Four, taxing the super-rich is tantamount to hitting the markets on the head with a blunt instrument. The rich always have options for their cash. A lot of the FII money coming in through the Mauritius route is essentially Indian illegal money held abroad. Chidambaram cannot afford to upset the super-rich too much, or else the so-called FIIs flows will dwindle.
Five, dividend tax and short-term capital gains taxes are key to market sentiment. They are also important for small and medium investors, whom the government wants to entice into the markets. The last thing the government can do is send all the remaining retail investors (not to speak of promoters) packing from the markets by raising dividend and capital gains taxes. The FM can try and tinker with marginal changes in these taxes, but he cannot afford to make significant increases without damaging stock sentiment.
Six, significantly higher corporate taxation will be counter-productive when companies are anyway not investing and are squeezed on margins in a slowdown. Small changes in the minimum alternate tax, and surcharge on income-tax are more likely than any significant increase in tax rates, or the creation of a super tax.
Seven, the FM’s best bet will be to raise excise and service tax, while extending the service tax to more areas. This will bring in more revenues than specifically targeting any group of rich taxpayers, whether individuals or corporate.
Eight, the FM’s biggest tax weapon is the unseen one of inflation. When the consumer price index is rising 10 percent, it means even with existing rates, more people will come into the tax net through bracket creep, assuming their earnings are keeping pace with inflation.

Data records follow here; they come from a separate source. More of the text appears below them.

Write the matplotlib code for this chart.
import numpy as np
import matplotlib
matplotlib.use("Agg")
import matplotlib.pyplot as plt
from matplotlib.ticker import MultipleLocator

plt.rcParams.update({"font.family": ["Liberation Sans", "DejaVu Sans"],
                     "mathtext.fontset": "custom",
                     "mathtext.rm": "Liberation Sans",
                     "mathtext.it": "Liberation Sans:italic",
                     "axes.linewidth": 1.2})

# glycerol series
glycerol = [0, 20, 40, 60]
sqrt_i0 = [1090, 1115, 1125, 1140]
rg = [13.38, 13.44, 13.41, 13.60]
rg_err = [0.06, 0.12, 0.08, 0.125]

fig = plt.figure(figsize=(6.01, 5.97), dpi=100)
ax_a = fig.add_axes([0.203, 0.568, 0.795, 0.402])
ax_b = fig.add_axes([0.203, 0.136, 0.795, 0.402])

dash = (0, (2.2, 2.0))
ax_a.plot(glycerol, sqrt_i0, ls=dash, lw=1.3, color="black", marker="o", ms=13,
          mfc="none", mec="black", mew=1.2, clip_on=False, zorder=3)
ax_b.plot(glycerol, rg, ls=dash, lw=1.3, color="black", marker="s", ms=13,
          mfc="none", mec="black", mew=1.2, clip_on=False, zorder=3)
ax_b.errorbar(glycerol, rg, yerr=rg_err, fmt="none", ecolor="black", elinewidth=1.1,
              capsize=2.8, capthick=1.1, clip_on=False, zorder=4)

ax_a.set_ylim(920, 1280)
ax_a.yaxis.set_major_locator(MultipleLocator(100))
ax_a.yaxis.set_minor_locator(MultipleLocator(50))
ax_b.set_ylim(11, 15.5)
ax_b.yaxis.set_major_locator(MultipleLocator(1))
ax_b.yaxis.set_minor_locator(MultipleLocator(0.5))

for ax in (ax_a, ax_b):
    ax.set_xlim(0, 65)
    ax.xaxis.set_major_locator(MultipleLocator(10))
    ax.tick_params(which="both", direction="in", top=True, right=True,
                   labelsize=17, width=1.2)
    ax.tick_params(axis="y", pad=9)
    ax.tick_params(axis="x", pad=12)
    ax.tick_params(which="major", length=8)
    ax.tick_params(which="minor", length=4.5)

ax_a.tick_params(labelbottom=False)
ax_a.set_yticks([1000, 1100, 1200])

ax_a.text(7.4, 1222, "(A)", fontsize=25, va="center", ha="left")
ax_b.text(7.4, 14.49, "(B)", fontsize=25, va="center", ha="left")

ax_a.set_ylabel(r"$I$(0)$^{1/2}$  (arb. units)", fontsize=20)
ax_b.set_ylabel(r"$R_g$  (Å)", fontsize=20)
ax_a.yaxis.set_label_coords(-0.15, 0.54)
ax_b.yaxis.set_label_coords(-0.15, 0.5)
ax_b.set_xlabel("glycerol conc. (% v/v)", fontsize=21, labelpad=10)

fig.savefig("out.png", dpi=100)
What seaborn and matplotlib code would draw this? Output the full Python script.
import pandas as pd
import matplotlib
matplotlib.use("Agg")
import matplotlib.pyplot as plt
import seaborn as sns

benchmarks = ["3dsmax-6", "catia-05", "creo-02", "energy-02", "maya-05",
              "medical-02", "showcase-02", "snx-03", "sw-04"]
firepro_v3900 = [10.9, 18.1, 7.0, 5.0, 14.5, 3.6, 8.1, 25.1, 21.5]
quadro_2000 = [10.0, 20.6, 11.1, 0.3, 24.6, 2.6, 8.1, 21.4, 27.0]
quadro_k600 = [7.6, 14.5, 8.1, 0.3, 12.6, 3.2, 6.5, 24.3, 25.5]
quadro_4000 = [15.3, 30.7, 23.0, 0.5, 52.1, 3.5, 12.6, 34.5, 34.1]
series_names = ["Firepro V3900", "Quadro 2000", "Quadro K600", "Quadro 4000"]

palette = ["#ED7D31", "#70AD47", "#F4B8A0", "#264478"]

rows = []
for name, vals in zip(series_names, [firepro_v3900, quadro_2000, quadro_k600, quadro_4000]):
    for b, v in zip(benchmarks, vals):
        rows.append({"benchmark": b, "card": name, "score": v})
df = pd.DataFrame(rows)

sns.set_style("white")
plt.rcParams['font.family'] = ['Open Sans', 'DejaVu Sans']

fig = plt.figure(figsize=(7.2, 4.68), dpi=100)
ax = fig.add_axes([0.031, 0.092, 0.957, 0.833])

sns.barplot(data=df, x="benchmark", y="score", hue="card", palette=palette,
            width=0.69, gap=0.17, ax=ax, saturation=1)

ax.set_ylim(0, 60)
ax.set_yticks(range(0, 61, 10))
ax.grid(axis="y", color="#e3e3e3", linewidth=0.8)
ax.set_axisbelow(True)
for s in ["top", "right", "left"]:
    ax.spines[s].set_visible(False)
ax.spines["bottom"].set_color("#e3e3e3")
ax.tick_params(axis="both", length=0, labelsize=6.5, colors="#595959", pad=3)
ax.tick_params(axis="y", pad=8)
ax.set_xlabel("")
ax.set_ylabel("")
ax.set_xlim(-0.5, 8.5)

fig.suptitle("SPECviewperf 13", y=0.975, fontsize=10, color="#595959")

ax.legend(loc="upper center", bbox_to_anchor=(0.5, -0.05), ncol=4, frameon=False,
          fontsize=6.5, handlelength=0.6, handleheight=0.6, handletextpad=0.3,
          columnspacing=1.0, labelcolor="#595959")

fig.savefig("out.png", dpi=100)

By not raising the tax-exempt income – or raising it below the rate of inflation – he will earn more without sacrificing too much goodwill.
Nine, the inheritance tax will be a dud even if it is introduced. Estate duty was abolished in 1985 because it was generating almost no revenue. Now, in a globalised world, it is even easier to shift your wealth to corporate entities – that is, your wealth will be held in inter-locking corporate entities, or shipped abroad to tax havens – effectively defeating the purpose of the tax. Far from stopping the generation of black money, it will actually encourage it.
Ten, the FM’s best bet – as we have noted earlier – is to try and bring black money into the tax net through an amnesty scheme. Though there are no verifiable ways of estimating black money in the economy – not to speak of money stashed away outside – one estimate by a JNU professor, Arun Kumar, is that 40 percent of GDP is black.
In 2012-13, India’s GDP will be around Rs 10,159,884 crore according to the last budget – that is Rs 101 lakh crore.
Forty percent of that means Rs 40 lakh crore. Getting even 10 percent of that amount into the tax net means Rs 400,000 crore of income will pay tax at 34 percent (the top rate now, including surcharge etc). It’s like obtaining Rs 1,34,000 crore with one measure.
Sure, not all the money may come in in Year One. But that’s the kind of booty the finance minister should be salivating over. Going after the rich or super rich is like trying to chase the pennies when the dollars are flying away.
My best guesses on Budget 2013 are these: all talk about taxing the super-rich is intended to prepare the taxpayers for pleasant surprises.
In short: no big changes in tax rates, barring changes in excise and service taxes. The surprise may be on black money taxes.